Gravitational Wave Detection and Beyond
Third-generation gravitational wave observatories, such as the Einstein Telescope and Cosmic Explorer, will require cryogenic mirrors to reduce thermal noise. The readout of these interferometers relies on photodetectors whose output is digitized by ultra-low-noise ADCs. Operating such ADCs at 20 K inside the vacuum envelope not only reduces noise but also decreases latency for real-time control loops. Cryogenic ADCs also find use in space-based detectors like LISA (Laser Interferometer Space Antenna), where electromagnetic interference must be minimized. The European Space Agency is developing a cryogenic ADC module for LISA’s test mass readout, targeting a displacement sensitivity of 10-12 m/√Hz.
Future Directions and Technological Outlook
Integration with Quantum Processors
The ultimate vision is to monolithically integrate cryogenic ADCs with superconducting qubit chips. This would eliminate the need for coaxial cables between the qubit and readout electronics, greatly simplifying the wiring overhead that currently limits qubit counts to about 1000. Recent demonstrations by IBM show a single chip containing a 2×2 qubit array and an ON-chip RSFQ ADC operating at 4 K. Scaling to thousands of qubits will require ADCs with higher multiplexing capability and lower power. The development of frequency-multiplexed ADCs that digitize dozens of resonator signals simultaneously is a current focus.
Space-Based Cryogenic Systems
Space missions such as the Origins Space Telescope and the Athena X-ray observatory plan to use cryogenic detectors with on-board cryogenic ADCs. Operating at 50 mK to 4 K in space presents unique challenges: power dissipation must be minimized to stay within cryocooler capacity, and radiation hardness is required. The James Webb Space Telescope avoided in-cryostat digitization, but future missions will adopt cryogenic ADCs to reduce cabling mass and harness complexity. NASA’s Cryogenic Autonomous Digital Electronics (CRADE) program is developing a 10-channel ADC chip with total power under 0.5 mW for use in the next generation of far-infrared sensors.

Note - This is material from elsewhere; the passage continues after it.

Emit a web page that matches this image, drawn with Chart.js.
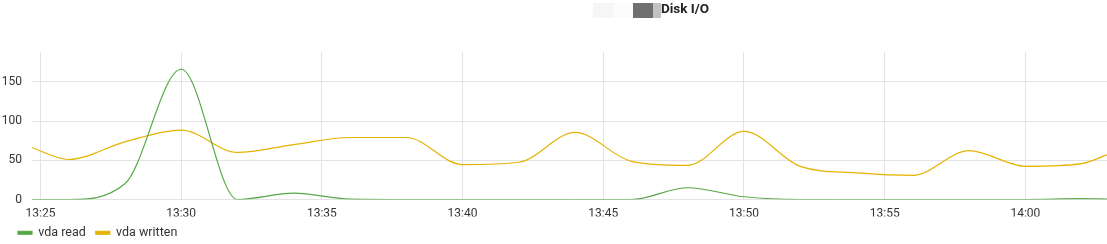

Scalability and Energy Efficiency
The commercial viability of cryogenic ADCs depends on scaling fabrication to 300 mm wafers. Consortia like the Superconducting Digital Electronics Initiative (SDE) in Japan are developing foundry-compatible processes for Josephson junctions with critical current densities above 100 kA/cm². At the same time, energy efficiency is being improved by using ac-power bias instead of dc bias for RSFQ circuits, reducing dissipation by a factor of 10. The ultimate goal is a cryogenic ADC with a figure of merit (power per conversion step) below 10-18 J/conv, comparable to the best CMOS ADCs at room temperature.
Conclusion
Cryogenic ADCs have transitioned from laboratory curiosities to enabling technologies for some of the most sensitive scientific instruments ever built. Their ability to operate at extreme low temperatures with minimal noise and power has opened new windows into the quantum world, from qubit readout to dark matter detection. As materials science and circuit design continue to push the boundaries, these devices will become more powerful and accessible, driving a new era of discoveries in fundamental physics and quantum technologies. For the latest research, readers are encouraged to explore proceedings from the IEEE International Superconductive Electronics Conference and publications by the NIST Quantum Devices Group.